The grocer is paying close attention to making its stores more efficient and productive, and is working on improvements across the board, including how it buys grocery bags and handles promotions. Investments in automation technology are also high on its agenda.
Alertsons is investing in its fresh assortment, which it sees as especially important because people are eating more meals at home, Sankaran said, noting that he is especially pleased with the performance of its private label products, some of which are outpacing its stores in terms of growth.
Sankaran emphasized that Albertsons looks to match the selection of products in its stores to reflect the communities it serves, and said those efforts are why it sees micro-fulfillment as essential to its e-commerce strategy.
“We have spent a lot of years optimizing and tailoring the assortment at a store for the neighborhood around the store … you don’t want to lose that tailoring and your curation for your customer just because you’re going to e-commerce,” he said. "From a culture standpoint, we love celebrating our local knowledge that brings us speed, flexibility, yet finding ways to leverage scale."
Albertsons saw its digital sales grow 276% in the first quarter, which marked its debut as a public company.

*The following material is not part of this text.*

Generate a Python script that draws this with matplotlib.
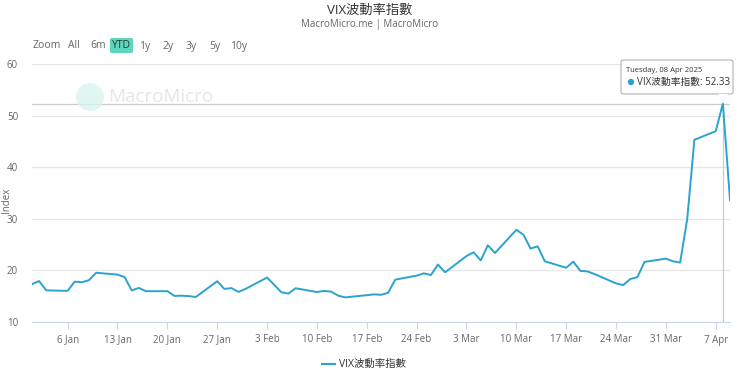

Albertsons is also paying close attention to customer service, and recorded 27% enrollment growth in its loyalty program during Q1, Sankaran said. “People are shopping more with us, going up the loyalty ladder and spending more with us.”
Store remodels are also a priority for the grocer. The chain redid 46 stores during the first quarter and plans to continue its renovation efforts “at a significant pace,” according to Sankaran.
Sankaran also addressed the inventory challenges that had plagued the company at the start of the pandemic. He said shortages of many basic items, like produce and meat, have subsided. But the company is continuing to face challenges in obtaining items that are in higher demand now than they were previously, pointing to sanitizers, paper towels, baking products and processed meats as examples of products that are hard to keep in stock, according to Sankaran.
Sankaran said that Albertsons’ ability to obtain many items depends on the ability and willingness of manufacturers to step up production, adding that it can take a year or more to modify a production line to turn out more of a given type good.
“I empathize with the CPG companies. It’s a difficult decision for them. To what extent do they start investing in capital to meet this demand in some categories and will that kind of demand continue to stay? I suspect some of them will do that because there’s just a clear need,” Sankaran said.
Sankaran said he thinks Albertson is performing better than the performance of its stock price would suggest. Shares in the company, which went public in June at $16 per share, below expectations, closed Friday at $14.15 on the New York Stock Exchange.